It's great to try to cut costs in design. But sometimes, the ax that chops the cost out of a component can inflict a wound on the one who wields it. Few industries are as notorious for squeezing vendors on price as the auto industry. Virtually everyone who supplies parts to the industry has horror stories about the cost cutting they have to accept. Some suppliers, who prefer to be anonymous for obvious reasons, fear that eventually they may have to stop supplying automakers because they can't make enough profit doing it.
And similar fears ride the ether.
Some fear that the reverse-auction format of some e-commerce sites could drive prices down so far that many worthy suppliers would not be able to compete.
Worse, the price pressure could lead to a point where some suppliers would not be able to provide engineering assistance to customers, or invest in the development of new technology.

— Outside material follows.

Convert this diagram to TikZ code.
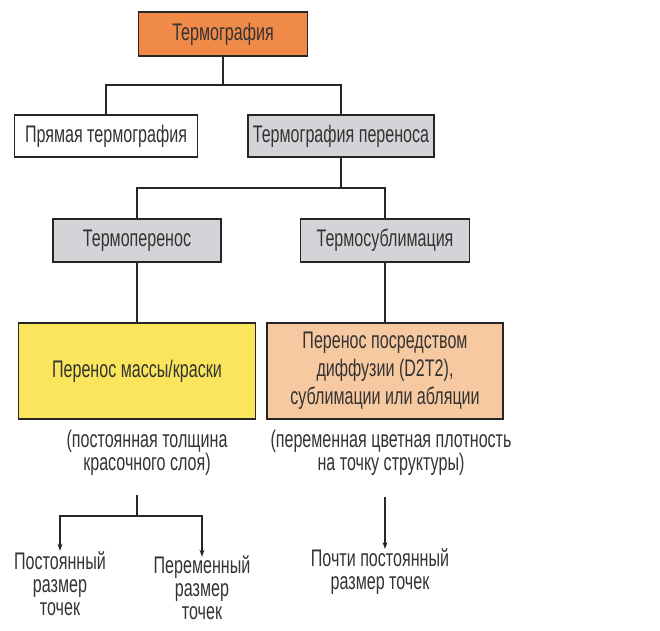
\documentclass[tikz,border=0pt]{standalone}
\usepackage{fontspec}
\setmainfont[FakeStretch=0.67]{Liberation Sans}
\usetikzlibrary{arrows.meta}

\definecolor{rootorange}{RGB}{240,138,72}
\definecolor{boxgray}{RGB}{212,212,216}
\definecolor{massyellow}{RGB}{250,229,92}
\definecolor{diffpeach}{RGB}{247,201,160}

\tikzset{
    box/.style={draw=black!85, line width=1.1pt, inner sep=0pt, text=black!80,
        align=center, font=\fontsize{24}{28}\selectfont},
    note/.style={inner sep=0pt, text=black!80, align=center,
        font=\fontsize{24}{23}\selectfont},
    link/.style={draw=black!85, line width=1.1pt},
    pointer/.style={link, -{Stealth[length=7pt,width=5pt]}}
}

\begin{document}
\begin{tikzpicture}[x=1pt, y=-1pt]
    \useasboundingbox (0, 0) rectangle (660, 630);

    % boxes
    \node[box, fill=rootorange, minimum width=169pt, minimum height=44pt] (root) at (223, 34) {Термография};
    \node[box, fill=white, minimum width=183pt, minimum height=42pt] (direct) at (106, 136) {Прямая термография};
    \node[box, fill=boxgray, minimum width=186pt, minimum height=42pt] (transfer) at (341, 136) {Термография переноса};
    \node[box, fill=boxgray, minimum width=168pt, minimum height=43pt] (thermo) at (137, 240.5) {Термоперенос};
    \node[box, fill=boxgray, minimum width=169pt, minimum height=43pt] (sublim) at (385, 240.5) {Термосублимация};
    \node[box, fill=massyellow, minimum width=237pt, minimum height=96pt] (mass) at (137, 371) {Перенос массы/краски};
    \node[box, fill=diffpeach, minimum width=236pt, minimum height=96pt] (diff) at (385, 371) {Перенос посредством\\диффузии (D2T2),\\сублимации или абляции};

    % notes
    \node[note] (massnote) at (147, 453) {(постоянная толщина\\красочного слоя)};
    \node[note] (diffnote) at (391, 453) {(переменная цветная плотность\\на точку структуры)};
    \node[note] (constsize) at (60, 584) {Постоянный\\размер\\точек};
    \node[note] (varsize) at (202, 588) {Переменный\\размер\\точек};
    \node[note] (nearsize) at (380, 572) {Почти постоянный\\размер точек};

    % connectors
    \coordinate (split1) at (223, 85);
    \coordinate (split2) at (341, 188);
    \draw[link] (root) -- (split1);
    \draw[link] (direct.north) |- (split1) -| (transfer.north);
    \draw[link] (transfer) -- (split2);
    \draw[link] (thermo.north) |- (split2) -| (sublim.north);
    \draw[link] (thermo) -- (mass);
    \draw[link] (sublim) -- (diff);

    \coordinate (forkL) at (137, 495);
    \coordinate (joinL) at (137, 516);
    \coordinate (forkR) at (385, 497);
    \draw[link] (forkL) -- (joinL);
    \draw[pointer] (joinL) -| ([yshift=1pt]constsize.north);
    \draw[pointer] (joinL) -| ([yshift=-1pt]varsize.north);
    \draw[pointer] (forkR) -- (forkR |- nearsize.north);
\end{tikzpicture}
\end{document}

They just wouldn't have the funds to do either.
Efforts like those of Pacific Bearing to develop a portal for engineers who need help with power transmission components could offset the danger.
Still, the auto industry seems bent on using e-commerce to bludgeon suppliers on prices. In fact, many suppliers are concerned that a possible joint e-commerce initiative by automakers could force prices to new lows. That could ultimately wipe out the hard-earned improvements in quality Detroit has achieved in recent years.
I don't mean to pick on car companies here. The auto industry is not alone in trying to wring savings from suppliers. But, its efforts seem more visible if only because so many companies supply parts to the industry.
Ironically, many companies—automotive and others—that are forcing suppliers to make draconian cuts in the price of their components or materials are offended when their own customers demand the same of them. "Why don't they understand the value we bring, and that value is worth something?" they ask.
Indeed. Quality, innovation, application support—they are all measures of value, and they don't necessarily come cheap. Nor should they.
It's value companies should be looking for, not just low prices.